No Cine Lara, Adriana Teixeira assistiu, pela primeira vez, a um filme. “Uma vizinha resolveu levar uma turma de adolescentes para assistir ‘Karate Kid 2- A hora da Verdade Continua’. Passamos do ponto de ônibus, mas conseguimos chegar a tempo”, relembra. Adriana estudava no Centro Educacional 06 de Taguatinga. A escola costumava levar os alunos para assistirem aos filmes. “Numa dessas ocasiões, na fila da bilheteria do Cine Paranoá, eu encontrei, por coincidência, meu futuro marido. Na época, só nos conhecíamos de vista”, recorda.

No interior do Maranhão, onde Valéria Moraes nasceu, não havia cinemas. Na década de 1990, a então servidora pública veio com os pais morar em Taguatinga. Na tela do Cine Lara, com 15 anos, ela viu o ator Keanu Reeves interpretar Kevin Lomax em “O Advogado do Diabo”. Para Valéria, os cinemas de rua tinham uma aura diferente. “Quem vai ao cinema de rua gosta de ir pelo próprio cinema, não por comodidade ou praticidade. Quando assisti a um filme no cinema, foi magnífico. Keanu Reeves passou a ser meu ator favorito durante muito tempo”, relembra a maranhense.

“Quem vai ao cinema de rua gosta de ir pelo próprio cinema, não por comodidade ou praticidade. Quando assisti a um filme no cinema, foi magnífico. Keanu Reeves passou a ser meu ator favorito durante muito tempo”

O fim

No final dos anos 1990, o Cine Lara começou a passar filmes pornôs e, anos mais tarde, foi vendido a uma igreja. Hoje o prédio que abrigava o cinema ainda é conhecido como Edifício Cine Lara. Com o Cine Paranoá não foi muito diferente. Ainda hoje, na Galeria Paranoá Center, há um cinema com o mesmo nome e com filmes adultos.

Em 1986, por causa da baixa frequência de exibição de filmes no Cine Itapoã, o espaço seria vendido para uma igreja. No entanto, alguns comerciantes do Gama compraram o espaço e o doaram para o Governo do Distrito Federal, que seria o responsável por revitalizá-lo. O cinema não foi reconstruído e entrou em franca decadência. O telhado do estabelecimento chegou a cair e foi interditado. Hoje o Cine Itapoã é o único cinema de rua com a estrutura de quando foi inaugurado, ao contrário dos outros cinemas de rua do Distrito Federal.

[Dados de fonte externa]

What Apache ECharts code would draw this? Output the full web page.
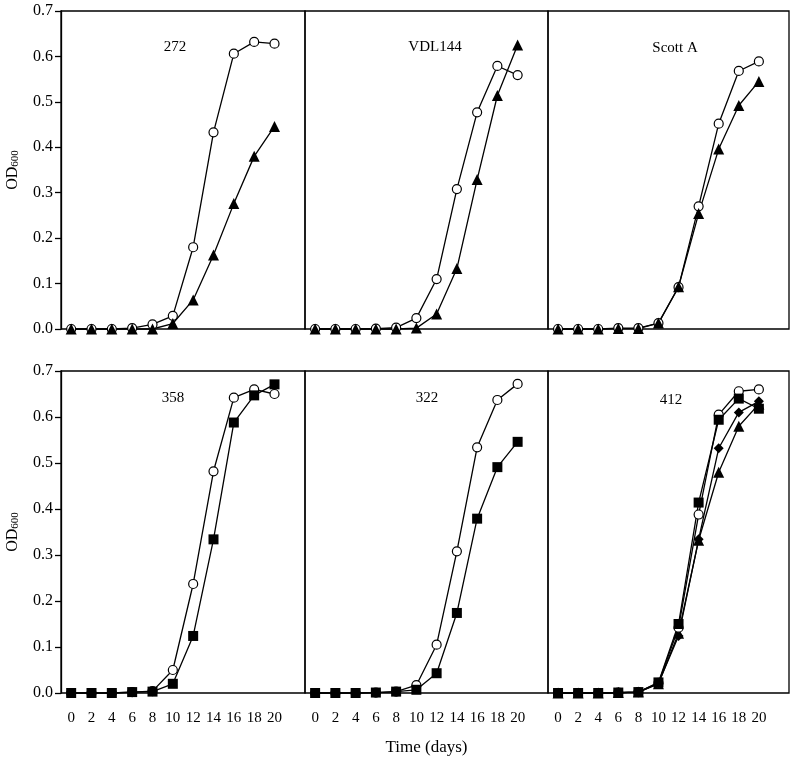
<!DOCTYPE html>
<html><head><meta charset="utf-8">
<script src="https://cdn.jsdelivr.net/npm/echarts@6/dist/echarts.min.js"></script>
<style>html,body{margin:0;padding:0;background:#fff}#c{width:796px;height:764px}</style>
</head><body><div id="c"></div>
<script>
var days = [0,2,4,6,8,10,12,14,16,18,20];
var yTicks = ['0.0','0.1','0.2','0.3','0.4','0.5','0.6','0.7'];
var panelNames = ['272','VDL144','Scott A','358','322','412'];

var s272Open = [0,0,0,0.002,0.01,0.029,0.18,0.433,0.606,0.632,0.628];
var s272Tri  = [0,0,0,0,0,0.012,0.064,0.163,0.276,0.38,0.446];
var sVdlOpen = [0,0,0,0.001,0.003,0.024,0.11,0.308,0.477,0.579,0.559];
var sVdlTri  = [0,0,0,0,0,0.002,0.033,0.133,0.329,0.514,0.625];
var sScottOpen = [0,0,0,0.002,0.002,0.013,0.092,0.27,0.452,0.568,0.589];
var sScottTri  = [0,0,0,0.001,0.001,0.013,0.093,0.254,0.396,0.492,0.545];
var s358Open = [0,0,0,0.002,0.004,0.05,0.237,0.482,0.642,0.66,0.65];
var s358Sq   = [0,0,0,0.002,0.003,0.02,0.124,0.334,0.588,0.647,0.671];
var s322Open = [0,0,0,0.001,0.003,0.017,0.105,0.308,0.534,0.637,0.672];
var s322Sq   = [0,0,0,0.001,0.003,0.007,0.043,0.174,0.379,0.491,0.546];
var s412Open = [0,0,0,0.001,0.002,0.022,0.142,0.388,0.605,0.656,0.66];
var s412Sq   = [0,0,0,0.001,0.002,0.023,0.15,0.414,0.594,0.64,0.618];
var s412Dia  = [0,0,0,0.001,0.002,0.021,0.124,0.334,0.532,0.61,0.634];
var s412Tri  = [0,0,0,0.001,0.002,0.02,0.13,0.332,0.48,0.58,0.628];

var panelSeries = [
  [['open', s272Open], ['tri', s272Tri]],
  [['open', sVdlOpen], ['tri', sVdlTri]],
  [['open', sScottOpen], ['tri', sScottTri]],
  [['open', s358Open], ['sq', s358Sq]],
  [['open', s322Open], ['sq', s322Sq]],
  [['tri', s412Tri], ['dia', s412Dia], ['open', s412Open], ['sq', s412Sq]]
];

var FONT = 'Liberation Serif';
var lefts = [61, 305, 548];
var widths = [244, 243, 241];
var tops = [11, 371];
var heights = [318, 322];

var grids = [], xAxes = [], yAxes = [], series = [], titles = [];
var labelPos = [[170,42],[430,42],[670,43],[168,393],[422,393],[666,395]];

var markers = {
  open: {symbol:'circle', size:9, color:'#fff'},
  tri:  {symbol:'triangle', size:11, color:'#000'},
  sq:   {symbol:'rect', size:10, color:'#000'},
  dia:  {symbol:'diamond', size:10, color:'#000'}
};

for (var i = 0; i < 6; i++) {
  var row = Math.floor(i/3), col = i % 3;
  grids.push({left: lefts[col], top: tops[row], width: widths[col], height: heights[row],
    show: true, borderColor: '#000', borderWidth: 1.3, backgroundColor: 'transparent', containLabel: false});
  xAxes.push({
    type: 'value', gridIndex: i, min: -1, max: 23, interval: 1,
    axisLine: {show: false, onZero: false}, axisTick: {show: false}, splitLine: {show: false},
    axisLabel: {show: row === 1, margin: 18, color: '#000', fontFamily: FONT, fontSize: 15,
      formatter: function (v) { return (v >= 0 && v <= 20 && v % 2 === 0) ? String(v) : ''; }},
    name: (i === 4) ? 'Time (days)' : '', nameLocation: 'middle', nameGap: 46,
    nameTextStyle: {color: '#000', fontFamily: FONT, fontSize: 17}
  });
  yAxes.push({
    type: 'value', gridIndex: i, min: 0, max: 0.7, interval: 0.1,
    axisLine: {show: col === 0, onZero: false, lineStyle: {color: '#000', width: 1.3}},
    axisTick: {show: col === 0, length: 6, lineStyle: {color: '#000', width: 1.3}},
    splitLine: {show: false},
    axisLabel: {show: col === 0, margin: 8, color: '#000', fontFamily: FONT, fontSize: 16,
      formatter: function (v) { return yTicks[Math.round(v*10)]; }},
    name: col === 0 ? '{m|OD}{s|600}' : '', nameLocation: 'middle', nameGap: 40, nameRotate: 90,
    nameTextStyle: {color: '#000', fontFamily: FONT, rich: {
      m: {fontFamily: FONT, fontSize: 16, color: '#000'},
      s: {fontFamily: FONT, fontSize: 11, color: '#000', verticalAlign: 'bottom', padding: [6,0,0,0]}
    }}
  });
  titles.push({text: panelNames[i], left: labelPos[i][0], top: labelPos[i][1], textAlign: 'center', textVerticalAlign: 'middle',
    textStyle: {fontFamily: FONT, fontSize: 15, fontWeight: 'normal', color: '#000'}});
  panelSeries[i].forEach(function (ps) {
    var m = markers[ps[0]];
    series.push({
      type: 'line', xAxisIndex: i, yAxisIndex: i, clip: false, animation: false,
      data: days.map(function (d, k) { return [d, ps[1][k]]; }),
      symbol: m.symbol, symbolSize: m.size, showAllSymbol: true,
      lineStyle: {color: '#000', width: 1.3},
      itemStyle: {color: m.color, borderColor: '#000', borderWidth: ps[0] === 'open' ? 1.2 : 0}
    });
  });
}

var chart = echarts.init(document.getElementById('c'), null, {renderer: 'canvas'});
chart.setOption({
  backgroundColor: '#fff', animation: false,
  title: titles, grid: grids, xAxis: xAxes, yAxis: yAxes, series: series
});
</script>
</body></html>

Depois de 53 anos de história do Cine Itapoã, em 23 de março de 2013 foi realizada um audiência pública da administração do Gama, junto à população, onde foram previstas licitações para as obras de revitalização do cinema, que teriam início no começo de 2014. Até o fim do primeiro semestre deste ano, não houve licitação, nem projeto, nem obras.

O Cine Cultura teve uma vida breve e fechou na década de 1970. Segundo informações do Catálogo Brasília de A a Z, o cinema virou point de pornochanchadas. Depois, no local, funcionou o Instituto Candango de Solidariedade. Pouca informação se tem do Cine Bandeirante tendo em vista que sala de exibição que já funcionava no final da década de 1950.

Para Vladimir: “Na década de 1970, Brasília era muito tranquila. Hoje o assalto se tornou coisa corriqueira e esvaziou a rua, não esvaziou o cinema. Me lembro de atravessar as passagens subterrâneas de Brasília à noite sem nenhum problema”.

No final da década de 1980, os cinemas que ficavam próximos ao Cine Atlântida começaram a virar cines pornôs. Vladimir Carvalho conta que “os índios frequentavam muito e, antes de começar a sessão, tinha striptease ao vivo. Esses cinemas eram muito populares, foram o que mais duraram, acho que pelo apelo da pornografia”. Por sua vez, na década de 1990, o Cine Atlântida deixou de ser cinema e virou uma igreja evangélica.

Também existiram cinemas de rua em outras cidades satélites. Em sobradinho havia o Cine Alvorada, em Brazlândia, o Cine São Franscisco. Mesmo no Gama além do Cine Itapoã, havia o Cine Amazonas. Em Taguatinga haviam mais dois cinemas, Cine Rex e Cine Teatro Taguatinga. Nenhum deles ainda funciona.

Asclê sente falta de quando o cinema ficava na rua: “Hoje você precisa ir ao shopping para ir a o cinema e isso significa ter que pagar estacionamento, pagar a pipoca cara. Não tem pipoqueiro na porta. Não tem charme. Mesmo que os cinemas atuais não ofereçam uma experiência como a de frequentar um cinema de rua, ele ainda tem seu público. “Às vezes, eu vou sozinha. O cinema para mim não é uma questão de companhia, é o filme que me acompanha”, afirma Ana Silva.